The system is rigged by those that are secretly in control, but say they are not.  As I posted in “Says 305 –  The Beast.” Everyone from (1) the politicians in government down to those private corporations in the (10) service sector, all have a hidden agenda that relies on obedience to the rules they have established to maintain control over those that would use them.

Think about how there are two sets of rules and laws, one for them, and one for everyone else. By “them” or the “otherkin,” I mean those that have PIE – (Privilege, Immunity and Entitlement.) They are self-regulating and governing and are not held “accountable” for their words or deeds. Politicians, bureaucrats, religious officials, military, police, lawyers, financial institutions, media, and the list goes on and on, are not subject to the same laws that apply to the rest of us, and even when they are, the punishment is definitely not the same.They play the game and make the rules as to how we are supposed to play, but the game is rigged in their favor, as the rules don’t apply to them, and they also change them in their favor.

We have been brainwashed to believe that this is the way it is and has always been, and that we can’t change the system or the game. But that is a false belief. We are more powerful that we give ourselves credit for. As corruption, lies, and denials are being exposed, the truth is disabling those in a position of power and control, and enabling those that have been oppressed. The tables are turning, as we are learning to no longer play by or OBEY their rules

Says 72 – Chat with the landlords – leaving the end of August.

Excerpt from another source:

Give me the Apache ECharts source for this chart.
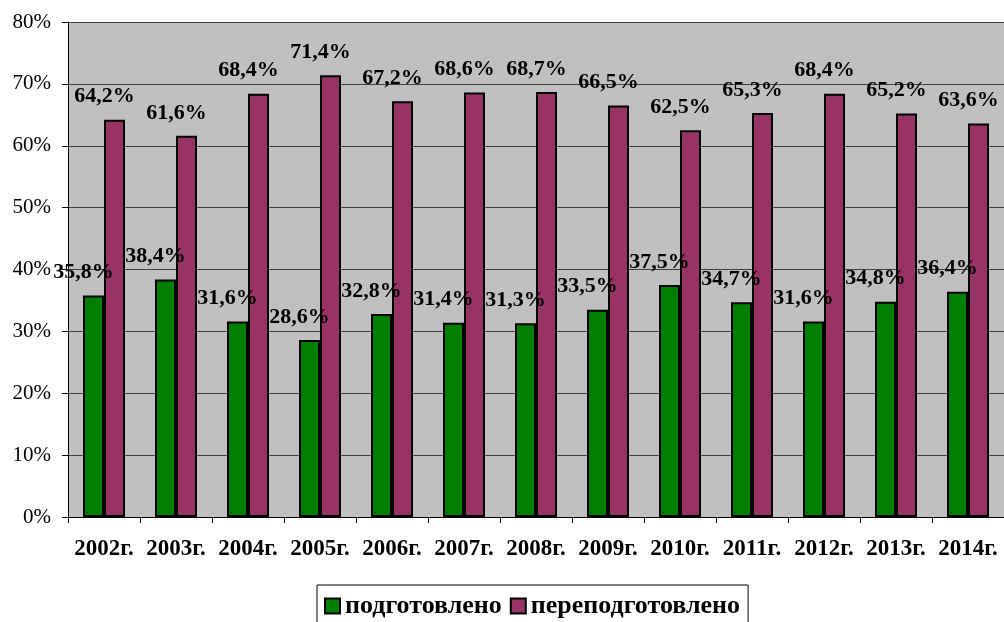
<!DOCTYPE html>
<html>
<head>
<meta charset="utf-8">
<script src="https://cdn.jsdelivr.net/npm/echarts@6/dist/echarts.min.js"></script>
<style>
  html, body { margin: 0; padding: 0; background: #fff; }
  #chart { width: 1004px; height: 622px; }
</style>
</head>
<body>
<div id="chart"></div>
<script>
const years = ['2002г.', '2003г.', '2004г.', '2005г.', '2006г.', '2007г.', '2008г.',
  '2009г.', '2010г.', '2011г.', '2012г.', '2013г.', '2014г.'];
const trained = [35.8, 38.4, 31.6, 28.6, 32.8, 31.4, 31.3, 33.5, 37.5, 34.7, 31.6, 34.8, 36.4];
const retrained = [64.2, 61.6, 68.4, 71.4, 67.2, 68.6, 68.7, 66.5, 62.5, 65.3, 68.4, 65.2, 63.6];
const seriesNames = ['подготовлено', 'переподготовлено'];

const serif = '"Liberation Serif", "Times New Roman", serif';

const chart = echarts.init(document.getElementById('chart'));

function pct(p) {
  return p.value.toFixed(1).replace('.', ',') + '%';
}

const labelStyle = {
  show: true,
  position: 'top',
  distance: 4,
  offset: [-10, -8],
  formatter: pct,
  fontFamily: serif,
  fontWeight: 'bold',
  fontSize: 22,
  color: '#000'
};

chart.setOption({
  animation: false,
  textStyle: { fontFamily: serif },
  grid: {
    left: 68, right: 0, top: 22, bottom: 105,
    show: true, backgroundColor: '#c0c0c0', borderWidth: 0
  },
  legend: {
    data: seriesNames,
    left: 317, top: 585,
    padding: [8, 8, 8, 7],
    itemGap: 8,
    itemWidth: 15, itemHeight: 15,
    icon: 'rect',
    borderColor: '#000', borderWidth: 1,
    textStyle: { fontFamily: serif, fontWeight: 'bold', fontSize: 26, color: '#000' }
  },
  xAxis: {
    type: 'category',
    data: years,
    axisLine: { lineStyle: { color: '#000', width: 1 } },
    axisTick: { show: true, length: 6, lineStyle: { color: '#000' } },
    axisLabel: {
      margin: 21, interval: 0,
      fontFamily: serif, fontWeight: 'bold', fontSize: 23, color: '#000'
    }
  },
  yAxis: {
    type: 'value',
    min: 0, max: 80, interval: 10,
    axisLine: { show: true, lineStyle: { color: '#000', width: 1 } },
    axisTick: { show: true, length: 6, lineStyle: { color: '#000' } },
    splitLine: { lineStyle: { color: '#404040', width: 1 } },
    axisLabel: {
      formatter: '{value}%', margin: 17,
      fontFamily: serif, fontSize: 21, color: '#000'
    }
  },
  series: [
    {
      name: seriesNames[0],
      type: 'bar',
      data: trained,
      barWidth: 21,
      barGap: '0%',
      itemStyle: { color: '#008000', borderColor: '#000', borderWidth: 2 },
      label: labelStyle
    },
    {
      name: seriesNames[1],
      type: 'bar',
      data: retrained,
      barWidth: 21,
      itemStyle: { color: '#993366', borderColor: '#000', borderWidth: 2 },
      label: labelStyle
    }
  ]
});
</script>
</body>
</html>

2012 July 28 Saturday 11;00 am. The landlord came to my room and asked me if I had found another place yet. I invited him into my room and we had a little chat. I stated that I liked the room and the other people living here and that I’d like to stay, but that we need to clear the air. I said that I speak my mind and ask questions when I am confused or feel someone is trying to manipulate or bullshit me. And just because I express myself, that doesn’t mean that I’m the bad one for uncovering the truth that another person is trying to hide.

I asked about the A/C and was given several BS stories. I asked about why you went into my room without permission, and you questioned my questioning you. And most recently my asking your wife why she was up here at midnight, making a noise, and basically telling me to fuck off. Me asking questions is NOT the problem. You guys not answering my question in a forthright and honest manner and lying, omitting, avoiding or denying is the problem.

He then began his response by saying that what goes on between us, stays with us. We don’t like you talking with the other tenants and stirring things up. I said that the other tenants come to me and tell me things but they are too shit scared to confront you or your wife. I told him that I don’t keep secrets and I don’t hide the truth. If the problem is uncovered and the truth is honestly and openly expressed, then there is no longer a problem as it will be resolved. The problem only continues to be a problem as long as we try to deny and cover up that there is a problem.

If I were to say nothing or to agree with you even if I did it just to make you happy, then I’d be just like you, a person that lies, omits, avoid and denies telling the truth. What would make you happy is for me to obey you and agree with anything you say or do. My being real and honest is not what you want to hear, as you would like to have obedient tenants that are just grateful for what you give them, and do what you want without question, as having that power and control over others is what makes you and your wife happy.

He then suggested that I meet with him and his wife later to discuss the matter, but she was busy showing the room across the hall from me and wasn’t going to be free until early afternoon.

1:30 pm, I went downstairs and had a meeting with both, and the woman was adamant in getting rid of me, as no matter what I said, she avoided or denied answering my direct questions. In the end, the only thing that was resolved was that I would be out by Friday, August 31 (or before) if I found another place sooner. They also stated that if I left sooner, that they would reimburse me the number of days I had left to the end of the month if I paid the full month’s rent, and also return my $100.00 deposit. The landlord extended his hand and I accepted the offer.